Bulls and bears may dispute the causes or disagree on forecasts, but everyone will gape at the numbers. From the fourth quarter of 2008 to the second quarter of 2011, real domestic corporate earnings have surged by almost 100 percent while real employee compensation has risen by a mere 3 percent (see Figure 1).
Looking back further, a pattern has become well entrenched—profit recoveries have become increasingly stronger, while labor market rebounds have become progressively weaker. Cumulatively since 1990, profits have risen more than 200 percent while employee compensation has risen just 20 percent (in real terms). Profit margins have also seen a veritable levitation in the last few years, even while the official unemployment rate remains stubbornly over 9 percent. The latest figures show that profits now account for 12.9 percent of national income—the highest proportion ever recorded (see Figure 2). (The previous peak occurred in 1942, when wartime factors created a huge demand for materials, while wage and price controls were imposed by governments).

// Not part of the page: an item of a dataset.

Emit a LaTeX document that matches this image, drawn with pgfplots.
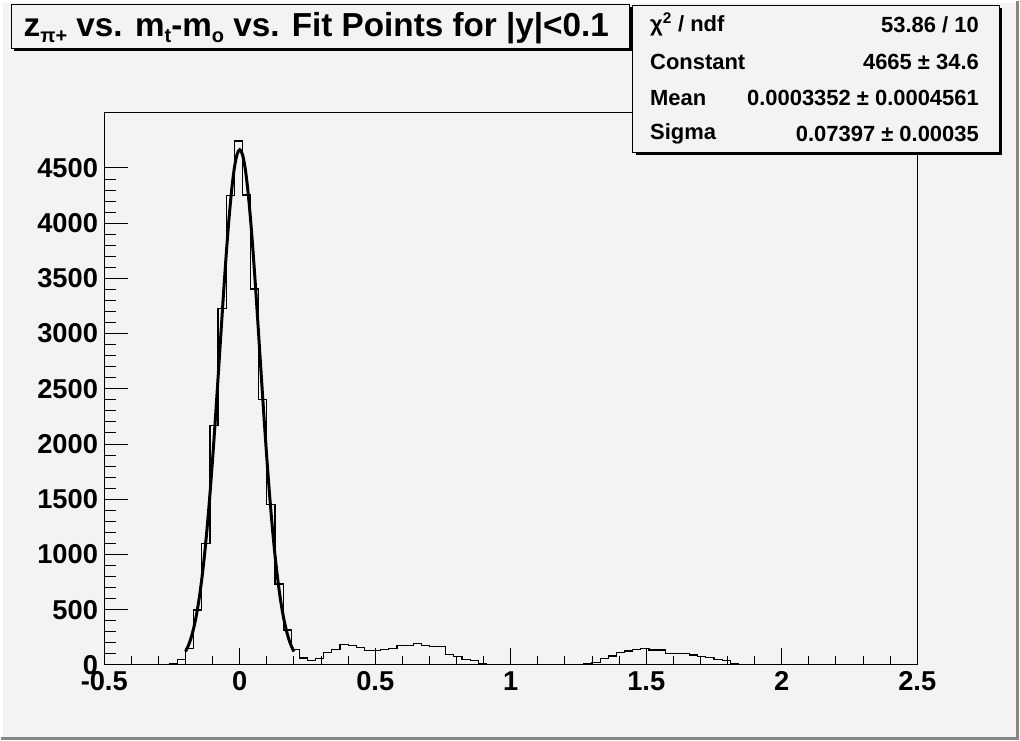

What gives? Until recent episodes of isolated social upheaval, none of the above has generated instability, much less violence. Instead, they have produced a huge, yawning complacency. Looking ahead, even while income growth is forecast to remain sluggish, the consensus view is that more of the same lies in the future. Analysts are predicting record earnings next year (as we write, 2012 forecasts for S&P 500 bottom-up operating profits currently stand at $112.35 per share, well surpassing the precrisis record of $91.47).
Left Behind: Orphans Of Prosperity
On the surface, the above trends indicate that capital owners have had an extraordinary advantage over workers. Karl Marx foresaw this potential problem. (Not surprisingly, his “workers of the world unite” ideas are witnessing a popular revival.) He argued that an inherently exploitive dynamic exists within the capitalist system, as employers attempt to hire workers for less than their value-add, pocketing the difference in “profit.” Of course, his interpretation is blasphemous for die-hard capitalists and has generally been rejected. Such profit is due reward for “risk taking” and “enterprise” (according to Marx, mere euphemisms for “theft”).